Supplied material:
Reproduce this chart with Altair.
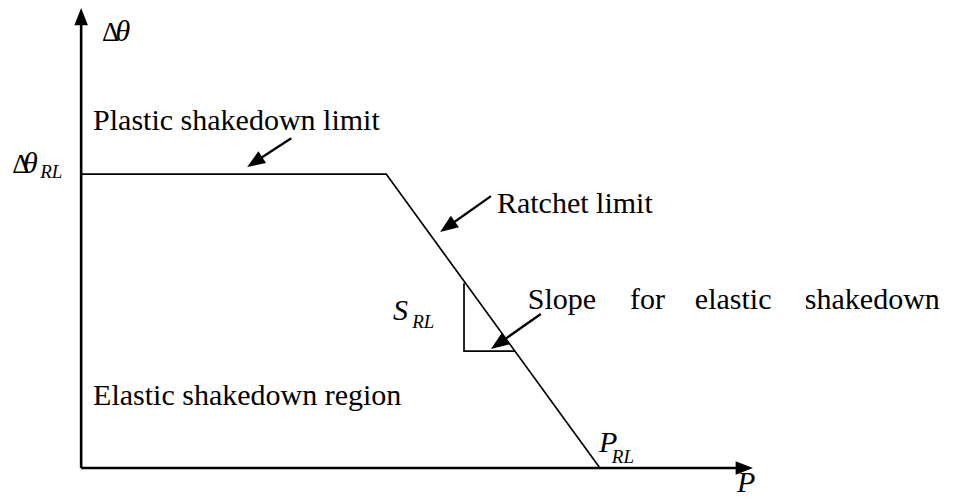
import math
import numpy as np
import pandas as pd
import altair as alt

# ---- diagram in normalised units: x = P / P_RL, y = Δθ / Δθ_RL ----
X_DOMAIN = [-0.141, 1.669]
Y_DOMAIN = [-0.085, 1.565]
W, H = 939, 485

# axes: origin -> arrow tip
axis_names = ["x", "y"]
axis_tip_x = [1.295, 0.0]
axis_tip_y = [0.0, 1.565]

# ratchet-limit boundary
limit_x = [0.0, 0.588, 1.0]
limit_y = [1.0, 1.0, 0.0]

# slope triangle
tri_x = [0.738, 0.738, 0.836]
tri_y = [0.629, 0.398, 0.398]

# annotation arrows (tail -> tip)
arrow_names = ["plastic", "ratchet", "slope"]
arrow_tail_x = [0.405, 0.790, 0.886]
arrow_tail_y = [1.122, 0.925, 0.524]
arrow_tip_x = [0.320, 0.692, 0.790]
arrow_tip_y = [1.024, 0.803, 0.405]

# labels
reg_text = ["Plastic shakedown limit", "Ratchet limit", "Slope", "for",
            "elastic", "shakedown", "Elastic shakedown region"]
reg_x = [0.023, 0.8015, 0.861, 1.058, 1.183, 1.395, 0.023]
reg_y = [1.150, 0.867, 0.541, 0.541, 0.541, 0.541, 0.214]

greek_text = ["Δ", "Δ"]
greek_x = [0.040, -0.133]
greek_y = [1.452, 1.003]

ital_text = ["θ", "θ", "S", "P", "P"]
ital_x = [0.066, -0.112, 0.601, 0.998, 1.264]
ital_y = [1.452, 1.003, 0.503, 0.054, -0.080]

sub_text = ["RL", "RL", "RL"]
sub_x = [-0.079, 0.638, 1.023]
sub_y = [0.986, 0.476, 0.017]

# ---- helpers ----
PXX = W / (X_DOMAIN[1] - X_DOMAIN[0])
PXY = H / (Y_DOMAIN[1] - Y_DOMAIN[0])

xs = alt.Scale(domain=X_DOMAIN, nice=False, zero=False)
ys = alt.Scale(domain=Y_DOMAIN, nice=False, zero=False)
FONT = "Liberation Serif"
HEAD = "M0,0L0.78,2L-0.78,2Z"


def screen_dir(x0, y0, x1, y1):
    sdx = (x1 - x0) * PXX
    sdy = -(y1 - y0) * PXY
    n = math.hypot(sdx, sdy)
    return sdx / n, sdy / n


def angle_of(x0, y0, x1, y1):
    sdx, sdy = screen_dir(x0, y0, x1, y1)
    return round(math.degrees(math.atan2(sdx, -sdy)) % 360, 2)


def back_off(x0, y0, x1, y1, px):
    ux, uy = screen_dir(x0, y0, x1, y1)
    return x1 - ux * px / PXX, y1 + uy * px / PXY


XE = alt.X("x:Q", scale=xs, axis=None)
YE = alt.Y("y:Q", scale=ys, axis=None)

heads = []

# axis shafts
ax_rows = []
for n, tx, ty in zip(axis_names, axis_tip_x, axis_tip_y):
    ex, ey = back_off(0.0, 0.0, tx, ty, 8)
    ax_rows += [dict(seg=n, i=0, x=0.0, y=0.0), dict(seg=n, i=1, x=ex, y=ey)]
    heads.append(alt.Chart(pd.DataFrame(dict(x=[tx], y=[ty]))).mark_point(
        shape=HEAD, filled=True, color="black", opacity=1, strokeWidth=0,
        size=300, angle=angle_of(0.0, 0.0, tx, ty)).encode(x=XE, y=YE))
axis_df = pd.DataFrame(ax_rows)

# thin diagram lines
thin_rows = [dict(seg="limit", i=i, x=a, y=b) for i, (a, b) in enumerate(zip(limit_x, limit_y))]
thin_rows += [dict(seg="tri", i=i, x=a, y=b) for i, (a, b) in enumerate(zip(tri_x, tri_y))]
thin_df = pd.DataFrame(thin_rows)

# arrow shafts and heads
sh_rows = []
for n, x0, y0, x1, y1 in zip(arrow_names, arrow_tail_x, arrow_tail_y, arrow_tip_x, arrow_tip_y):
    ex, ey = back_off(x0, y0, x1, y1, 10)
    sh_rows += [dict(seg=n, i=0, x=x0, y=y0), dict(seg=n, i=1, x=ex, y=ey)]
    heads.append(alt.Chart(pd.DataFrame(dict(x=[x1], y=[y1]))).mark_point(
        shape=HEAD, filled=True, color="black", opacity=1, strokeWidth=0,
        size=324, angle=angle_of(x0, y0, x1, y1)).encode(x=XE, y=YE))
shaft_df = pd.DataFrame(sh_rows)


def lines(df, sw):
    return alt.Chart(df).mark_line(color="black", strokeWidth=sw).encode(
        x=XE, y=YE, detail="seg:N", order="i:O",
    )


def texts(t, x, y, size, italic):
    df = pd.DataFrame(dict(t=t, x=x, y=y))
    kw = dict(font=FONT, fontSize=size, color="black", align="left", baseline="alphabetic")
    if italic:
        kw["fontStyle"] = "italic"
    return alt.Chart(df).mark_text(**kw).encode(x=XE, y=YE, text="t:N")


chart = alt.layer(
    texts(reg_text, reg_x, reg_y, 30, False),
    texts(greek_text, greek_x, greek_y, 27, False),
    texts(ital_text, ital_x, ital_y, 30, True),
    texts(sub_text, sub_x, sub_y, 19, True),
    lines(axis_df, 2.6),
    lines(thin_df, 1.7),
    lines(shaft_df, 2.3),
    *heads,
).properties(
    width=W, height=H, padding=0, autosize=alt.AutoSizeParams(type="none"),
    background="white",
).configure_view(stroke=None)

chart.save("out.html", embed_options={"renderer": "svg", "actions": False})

Instructions to follow: Exactly restate the lines from the beginning of the data through the line with "return x1 - ux", and no others, keeping pictures out.

Solution for this task:
Reproduce this chart with Altair.
import math
import numpy as np
import pandas as pd
import altair as alt

# ---- diagram in normalised units: x = P / P_RL, y = Δθ / Δθ_RL ----
X_DOMAIN = [-0.141, 1.669]
Y_DOMAIN = [-0.085, 1.565]
W, H = 939, 485

# axes: origin -> arrow tip
axis_names = ["x", "y"]
axis_tip_x = [1.295, 0.0]
axis_tip_y = [0.0, 1.565]

# ratchet-limit boundary
limit_x = [0.0, 0.588, 1.0]
limit_y = [1.0, 1.0, 0.0]

# slope triangle
tri_x = [0.738, 0.738, 0.836]
tri_y = [0.629, 0.398, 0.398]

# annotation arrows (tail -> tip)
arrow_names = ["plastic", "ratchet", "slope"]
arrow_tail_x = [0.405, 0.790, 0.886]
arrow_tail_y = [1.122, 0.925, 0.524]
arrow_tip_x = [0.320, 0.692, 0.790]
arrow_tip_y = [1.024, 0.803, 0.405]

# labels
reg_text = ["Plastic shakedown limit", "Ratchet limit", "Slope", "for",
            "elastic", "shakedown", "Elastic shakedown region"]
reg_x = [0.023, 0.8015, 0.861, 1.058, 1.183, 1.395, 0.023]
reg_y = [1.150, 0.867, 0.541, 0.541, 0.541, 0.541, 0.214]

greek_text = ["Δ", "Δ"]
greek_x = [0.040, -0.133]
greek_y = [1.452, 1.003]

ital_text = ["θ", "θ", "S", "P", "P"]
ital_x = [0.066, -0.112, 0.601, 0.998, 1.264]
ital_y = [1.452, 1.003, 0.503, 0.054, -0.080]

sub_text = ["RL", "RL", "RL"]
sub_x = [-0.079, 0.638, 1.023]
sub_y = [0.986, 0.476, 0.017]

# ---- helpers ----
PXX = W / (X_DOMAIN[1] - X_DOMAIN[0])
PXY = H / (Y_DOMAIN[1] - Y_DOMAIN[0])

xs = alt.Scale(domain=X_DOMAIN, nice=False, zero=False)
ys = alt.Scale(domain=Y_DOMAIN, nice=False, zero=False)
FONT = "Liberation Serif"
HEAD = "M0,0L0.78,2L-0.78,2Z"


def screen_dir(x0, y0, x1, y1):
    sdx = (x1 - x0) * PXX
    sdy = -(y1 - y0) * PXY
    n = math.hypot(sdx, sdy)
    return sdx / n, sdy / n


def angle_of(x0, y0, x1, y1):
    sdx, sdy = screen_dir(x0, y0, x1, y1)
    return round(math.degrees(math.atan2(sdx, -sdy)) % 360, 2)


def back_off(x0, y0, x1, y1, px):
    ux, uy = screen_dir(x0, y0, x1, y1)
    return x1 - ux * px / PXX, y1 + uy * px / PXY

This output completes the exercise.